You can make a strong case that the Warriors’ overtime loss to the Minnesota Timberwolves was the most frustrating of the season. There have certainly been worse losses, (the 33 point home loss to the Celtics comes to mind), but none had the Warriors players, or head coach Steve Kerr, as angry postgame. That’s what happens when you feel you had a win taken away by the officials.

Two days later, the Warriors showed up to Oracle Arena focused, and blew the doors off the playoff hopeful Hornets in a game that was decided well before the buzzer sounded. Golden State nearly doubled Charlotte’s shooting percentage 60.2 to 35.7. They had a whopping 41 assists as a team.

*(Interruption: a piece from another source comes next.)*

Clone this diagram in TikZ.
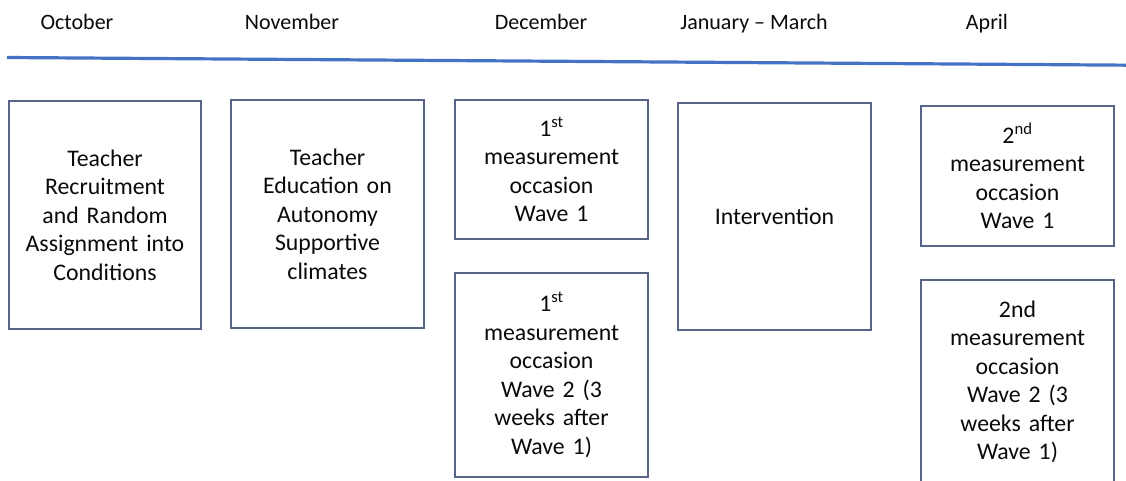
\documentclass[tikz,border=0pt]{standalone}
\usepackage{fontspec}
\setmainfont{Carlito}
\definecolor{boxc}{RGB}{88,100,135}
\definecolor{linec}{RGB}{68,114,196}
\definecolor{txt}{RGB}{10,10,10}
\begin{document}
\begin{tikzpicture}[x=1pt,y=-1pt,
  box/.style={draw=boxc, line width=1.2pt, align=center, text width=185pt,
    minimum width=193pt, inner sep=0pt, text=txt,
    font=\fontsize{23.8}{28.5}\selectfont},
  head/.style={anchor=base, text=txt, font=\fontsize{22}{26}\selectfont}]
\fill[white] (0,0) rectangle (1126,481);
\useasboundingbox (0,0) rectangle (1126,481);
% headers
\node[head] (oct) at (77,30) {October};
\node[head] (nov) at (292,30) {November};
\node[head] (dec) at (541,30) {December};
\node[head] (jan) at (754,30) {January -- March};
\node[head] (apr) at (987,30) {April};
% timeline
\coordinate (tl1) at (7,57.5);
\coordinate (tl2) at (1130,65.2);
\draw[linec, line width=3.2pt] (tl1) -- (tl2);
% boxes
\node[box, minimum width=192pt, minimum height=228pt] (b1) at (105,215)
  {Teacher\\Recruitment\\and Random\\Assignment into\\Conditions};
\node[box, minimum height=228pt] (b2) at (327.5,214)
  {Teacher\\Education on\\Autonomy\\Supportive\\climates};
\node[box, minimum height=139pt] (b3) at (551.5,169.5)
  {1\textsuperscript{st}\\measurement\\occasion\\Wave 1};
\node[box, minimum height=204pt] (b4) at (551.5,375)
  {1\textsuperscript{st}\\measurement\\occasion\\Wave 2 (3\\weeks after\\Wave 1)};
\node[box, minimum height=227pt] (b5) at (774.5,216.5) {Intervention};
\node[box, minimum height=140pt] (b6) at (1017.5,176)
  {2\textsuperscript{nd}\\measurement\\occasion\\Wave 1};
\node[box, minimum height=204pt] (b7) at (1017.5,382)
  {2nd\\measurement\\occasion\\Wave 2 (3\\weeks after\\Wave 1)};
\end{tikzpicture}
\end{document}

Every starter was terrific. Stephen Curry and Klay Thompson finished with 25 (8-of-14) and 24 (9-of-16) respectively, and paced the Warriors early, scoring 24 of Golden State’s 37 first quarter points. Draymond Green had an excellent floor game, notching nine assists and going 2-of-4 from downtown. Kevin Durant was again impossibly efficient, taking a career low five shots but making all of them. Durant embraced the role of distributer in a game where he didn’t need to score, also adding nine assists. Durant went 12-of-13 and 5-of-6 in respective games last week.

The win coincided with a Denver Nuggets home loss to the lottery-bound Washington Wizards, giving Golden State a full one-game lead atop the Western Conference with six games remaining for both teams. The win also clinched the Warriors’ fifth-straight Pacific Division title.

Cousins’ promising night ends early

Though it wasn’t close to defining the game like it did on Friday, Sunday’s game was affected by another questionable call. The recipient this time was DeMarcus Cousins, who was surprisingly tossed in the second quarter after his elbow caught the face of Hornets’ Willy Hernangomez during a boxout.

The officials ruled that Cousins’ contact was both “unnecessary and excessive,” the league’s requirement for the issuing of a Flagrant 2.

The ejection is Cousins’ second of the season. His first came back in October when he was tossed for arguing while wearing street clothes on the Golden State bench. Cousins was having a dominant stretch in the second quarter before being thrown out. The big man left the game with eight points and three blocks in 11 minutes.

Cook keeps cooking

Quinn Cook appears to be playing his way into the Warriors’ playoff rotation. Cook’s hot shooting continued on Sunday night, when the point guard dropped 21 points while going 5-of-6 from deep. Cook started the second quarter going 3-of-3 from 3-point range, which extended a three-game long streak of seven consecutive made 3s.

Cook has been much more decisive, and therefore effective, with his shot at the end of the season, embracing his role as a bench scorer as Shaun Livingston continues to be less of a threat. Livingston and Cook are the Warriors’ only two guards off the bench, and Steve Kerr would like to play both in the postseason to ease the burden on Curry and Thompson.

Rotations always shrink in the playoffs, and Kerr has shown he won’t play anyone he doesn’t feel he can trust, even in spot minutes. If the Cook of late is the same one who shows up in April and June, he’ll certainly be in the mix.